Unless you’re super confident driving in snowy conditions, have a knowledge of where to go and what to look for in the sky, I’d 100% advise you sign up to a tour – The Northern Lights tours aren’t just providing you with transport, they’re providing you with the skilful knowledge of people who’ve tracked the lights down hundreds and hundreds of times. They know exactly where to go to increase your chances of seeing the lights, so use them to your advantage!
Oh, and just to warn you, tours are expensiiiivvveeee
I’m going to say what we all already know: Norway is an expensive country to visit. And the tours are no different. Be prepared to fork out a pretty penny for the experience (evening tours can be anywhere between £100-£150pp), and maybe think about combining experiences so that you don’t miss out on other cool things in your destination. In Tromso, Ian and I combined a stab at seeing the lights with a visit to Tromso Villmarkssenter’s husky camp. We saw the lights and got to cuddle puppies, which has got to be a major win?!
Pick a tour that offers a free spot if you don’t see the lights
Be aware that disappointment is a real possibility. Obviously there are ways to increase your chances of seeing the lights, but there’s never any guarantee. Look into the tours and, if you can, book yourself onto one that offers a free spot on another tour if you’re not successful. Again, there’s no guarantee you’ll see the lights on THAT tour either, but at least it’s boosting your chances!
Be prepared to be patient…and to get cold
You never know how your evening’s going to go – whether you’ll be treated to a display within seconds, or have to wait until 2am – so be prepared for all eventualities. We were standing in one spot at -8°C temperatures for around two hours. While we had access to the van, it wasn’t easy to keep warm (despite the thermal base layers, ski trousers, thermal jacket, gloves and socks…). Even my boyfriend, who generally starts sweating as soon as the temperature reaches double figures, felt the cold.
If your feet get cold, take your shoes off
It might sound counterintuitive to take layers off, but once you’re in the vehicle, remove your shoes. Your feet need circulation and access to air, which will warm your feet up in minutes to help make you feel a bit more human. I was so grateful for this tip on our first night out chasing the Northern Lights!!
The Northern Lights might not look like they do in the pictures you’ve seen…

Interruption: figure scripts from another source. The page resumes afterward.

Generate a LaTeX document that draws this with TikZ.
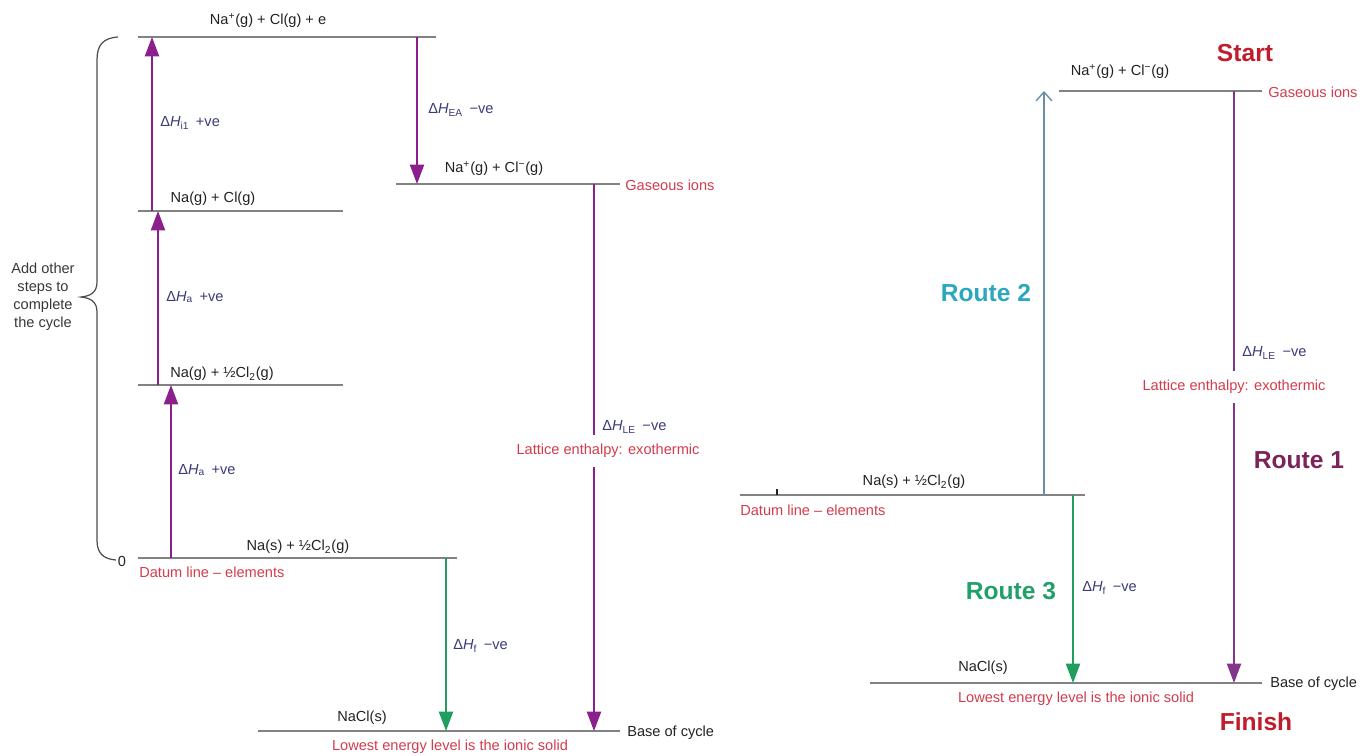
\documentclass[tikz,border=0pt]{standalone}
\usepackage{fontspec}
\setmainfont{Liberation Sans}
\usetikzlibrary{arrows.meta}
\definecolor{lvlgray}{HTML}{828282}
\definecolor{purp}{HTML}{8B1F8B}
\definecolor{purp2}{HTML}{83358A}
\definecolor{grn}{HTML}{1F9E5F}
\definecolor{redlab}{HTML}{D23C4C}
\definecolor{startred}{HTML}{C01C2C}
\definecolor{dhcol}{HTML}{3A3A78}
\definecolor{txtc}{HTML}{222222}
\definecolor{r2arrow}{HTML}{6C8FA8}
\definecolor{r2text}{HTML}{2BA8BE}
\definecolor{r1text}{HTML}{7A2458}
\definecolor{r3text}{HTML}{22A06A}
\tikzset{
  level/.style={draw=lvlgray, line width=1.4pt},
  parrow/.style={draw=purp, line width=1.1pt, -{Triangle[width=8pt,length=11pt]}},
  garrow/.style={draw=grn, line width=1.1pt, -{Triangle[width=8pt,length=11pt]}},
  barrow/.style={draw=r2arrow, line width=0.8pt, -{Straight Barb[width=9pt,length=5pt]}},
  txt/.style={font=\fontsize{8.3}{10.2}\selectfont, text=txtc, inner sep=0pt},
  redt/.style={txt, text=redlab},
  dht/.style={txt, text=dhcol},
  gap/.style={redt, fill=white, inner xsep=1pt, inner ysep=5pt},
  bigr/.style={font=\bfseries\fontsize{14}{16}\selectfont, inner sep=0pt}
}
\begin{document}
\begin{tikzpicture}[x=0.02cm,y=-0.02cm]
\useasboundingbox (0,0) rectangle (1365,755);

% ================= LEFT CYCLE =================
% levels
\coordinate (t1) at (138,37);  \coordinate (t2) at (436,37);
\coordinate (g1) at (138,211); \coordinate (g2) at (343,211);
\coordinate (h1) at (138,385); \coordinate (h2) at (343,385);
\coordinate (d1) at (138,558); \coordinate (d2) at (457,558);
\coordinate (i1) at (396,184); \coordinate (i2) at (620,184);
\coordinate (b1) at (258,731); \coordinate (b2) at (620,731);
\draw[level] (t1) -- (t2);
\draw[level] (g1) -- (g2);
\draw[level] (h1) -- (h2);
\draw[level] (d1) -- (d2);
\draw[level] (i1) -- (i2);
\draw[level] (b1) -- (b2);

% level labels
\node[txt] (ltop) at (268,21) {Na\textsuperscript{+}(g) + Cl(g) + e};
\node[txt] (lg) at (213,199) {Na(g) + Cl(g)};
\node[txt] (lh) at (222,374) {Na(g) + ½Cl\textsubscript{2}(g)};
\node[txt] (ld) at (298,547) {Na(s) + ½Cl\textsubscript{2}(g)};
\node[txt] (zero) at (122,561) {0};
\node[redt, anchor=west] (ldat) at (139,572) {Datum line – elements};
\node[txt] (lions) at (494,169) {Na\textsuperscript{+}(g) + Cl\textsuperscript{−}(g)};
\node[redt, anchor=west] (lgas) at (625,185) {Gaseous ions};
\node[txt] (lnacl) at (362,718) {NaCl(s)};
\node[txt, anchor=west] (lbase) at (627,733) {Base of cycle};
\node[redt] (llow) at (450,747) {Lowest energy level is the ionic solid};

% arrows
\coordinate (a1s) at (152,211); \coordinate (a1e) at (152,37);
\coordinate (a2s) at (158,385); \coordinate (a2e) at (158,211);
\coordinate (a3s) at (171,558); \coordinate (a3e) at (171,385);
\coordinate (a4s) at (417,37);  \coordinate (a4e) at (417,184);
\coordinate (a5s) at (594,184); \coordinate (a5e) at (594,731);
\coordinate (a6s) at (446,558); \coordinate (a6e) at (446,731);
\draw[parrow] (a1s) -- (a1e);
\draw[parrow] (a2s) -- (a2e);
\draw[parrow] (a3s) -- (a3e);
\draw[parrow] (a4s) -- (a4e);
\draw[parrow] (a5s) -- (a5e);
\draw[garrow] (a6s) -- (a6e);

% arrow labels
\node[dht, anchor=west] (dh1) at (160,123) {Δ\textit{H}\textsubscript{i1} \,+ve};
\node[dht, anchor=west] (dh2) at (166,297) {Δ\textit{H}\textsubscript{a} \,+ve};
\node[dht, anchor=west] (dh3) at (178,470) {Δ\textit{H}\textsubscript{a} \,+ve};
\node[dht, anchor=west] (dh4) at (428,110) {Δ\textit{H}\textsubscript{EA} \,−ve};
\node[dht, anchor=west] (dh5) at (602,427) {Δ\textit{H}\textsubscript{LE} \,−ve};
\node[gap] (lat) at (608,451) {Lattice enthalpy: exothermic};
\node[dht, anchor=west] (dh6) at (453,646) {Δ\textit{H}\textsubscript{f} \,−ve};

% brace
\coordinate (br1) at (118,37);
\coordinate (br2) at (116,560);
\draw[draw=txtc!80, line width=0.7pt]
  (br1) .. controls (103,38) and (97,45) .. (97,60)
  -- (97,282) .. controls (97,292) and (91,296) .. (81,297)
  .. controls (91,298) and (97,302) .. (97,312)
  -- (97,540) .. controls (97,553) and (103,559) .. (br2);
\node[txt, align=center, text=txtc!90] (addo) at (43,297)
  {Add other\\steps to\\complete\\the cycle};

% ================= RIGHT CYCLE =================
\coordinate (rt1) at (1059,91);  \coordinate (rt2) at (1262,91);
\coordinate (rd1) at (740,495);  \coordinate (rd2) at (1085,495);
\coordinate (rb1) at (870,683);  \coordinate (rb2) at (1262,683);
\draw[level] (rt1) -- (rt2);
\draw[level] (rd1) -- (rd2);
\draw[level] (rb1) -- (rb2);
\coordinate (tick1) at (777,495); \coordinate (tick2) at (777,489);
\draw[draw=txtc, line width=1pt] (tick1) -- (tick2);

\node[bigr, text=startred] (start) at (1245,53) {Start};
\node[txt] (rions) at (1120,72) {Na\textsuperscript{+}(g) + Cl\textsuperscript{−}(g)};
\node[redt, anchor=west] (rgas) at (1268,92) {Gaseous ions};
\node[txt] (rd) at (914,482) {Na(s) + ½Cl\textsubscript{2}(g)};
\node[redt, anchor=west] (rdat) at (740,510) {Datum line – elements};
\node[txt] (rnacl) at (983,668) {NaCl(s)};
\node[txt, anchor=west] (rbase) at (1270,684) {Base of cycle};
\node[redt] (rlow) at (1076,699) {Lowest energy level is the ionic solid};
\node[bigr, text=startred] (finish) at (1256,722) {Finish};

\coordinate (r2s) at (1044,495); \coordinate (r2e) at (1044,91);
\coordinate (r1s) at (1234,91);  \coordinate (r1e) at (1234,683);
\coordinate (r3s) at (1073,495); \coordinate (r3e) at (1073,683);
\draw[barrow] (r2s) -- (r2e);
\draw[parrow, draw=purp2] (r1s) -- (r1e);
\draw[garrow] (r3s) -- (r3e);

\node[bigr, text=r2text] (route2) at (986,293) {Route 2};
\node[bigr, text=r1text] (route1) at (1299,460) {Route 1};
\node[bigr, text=r3text] (route3) at (1011,591) {Route 3};
\node[dht, anchor=west] (rdh1) at (1242,353) {Δ\textit{H}\textsubscript{LE} \,−ve};
\node[gap] (rlat) at (1234,387) {Lattice enthalpy: exothermic};
\node[dht, anchor=west] (rdh3) at (1082,588) {Δ\textit{H}\textsubscript{f} \,−ve};
\end{tikzpicture}
\end{document}
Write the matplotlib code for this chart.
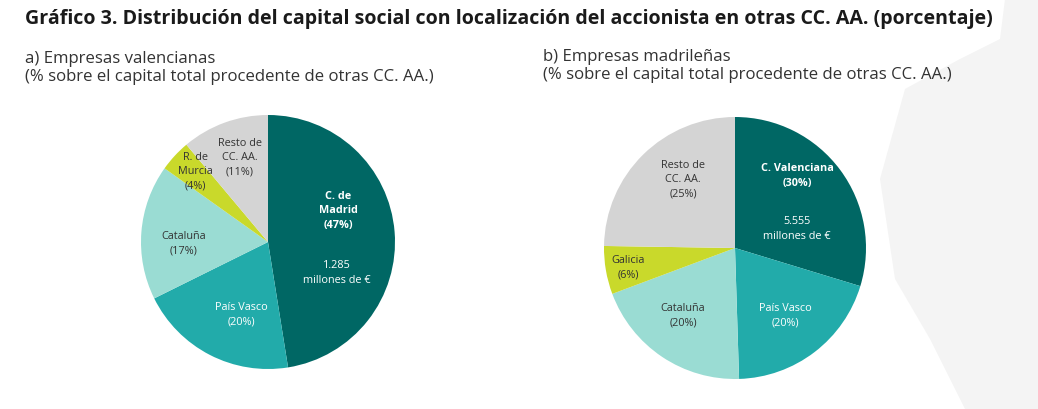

Before you head out to the Arctic in all your thermal gear, you may have the grand notion that the Northern Lights will appear just as vibrant and colourful in real life as they do in those impressive photos we’ve all seen. Scrap that thought. While the lights can appear in a variety of vivid colours, the reality is that they can also appear in a range of other hues too – including grey. Honestly, being told that a vague band of grey in the sky was the Northern Lights was one of the most underwhelming moments of my life. But you’ve got to remember that even that is way more than the majority of people have ever seen. Plus, with the right camera equipment, the lights will still appear as a green smudge in the sky which is exactly the kind of photo that you’ll want to frame and put on your windowsill.
They can’t really be captured with your phone
I’m not a complete photography expert, so I’m sure there must be people out there with the know-how to capture the lights on an iPhone with a few adjustments to your settings. But, honestly, you won’t get the same effect on your phone camera. This is the best I got with my Google Pixel on the second night of viewing the lights:
SLR cameras (with tripods) are the way to go
Or, at least, cameras which offer you a bit more flexibility with your settings. You’ll need to open the exposure for upwards of 10-15 seconds, which means you’ll also need a tripod to get stable, sturdy shots.
Have these tips helped at all? If you’ve been lucky enough to see the lights too, is there anything you’d add?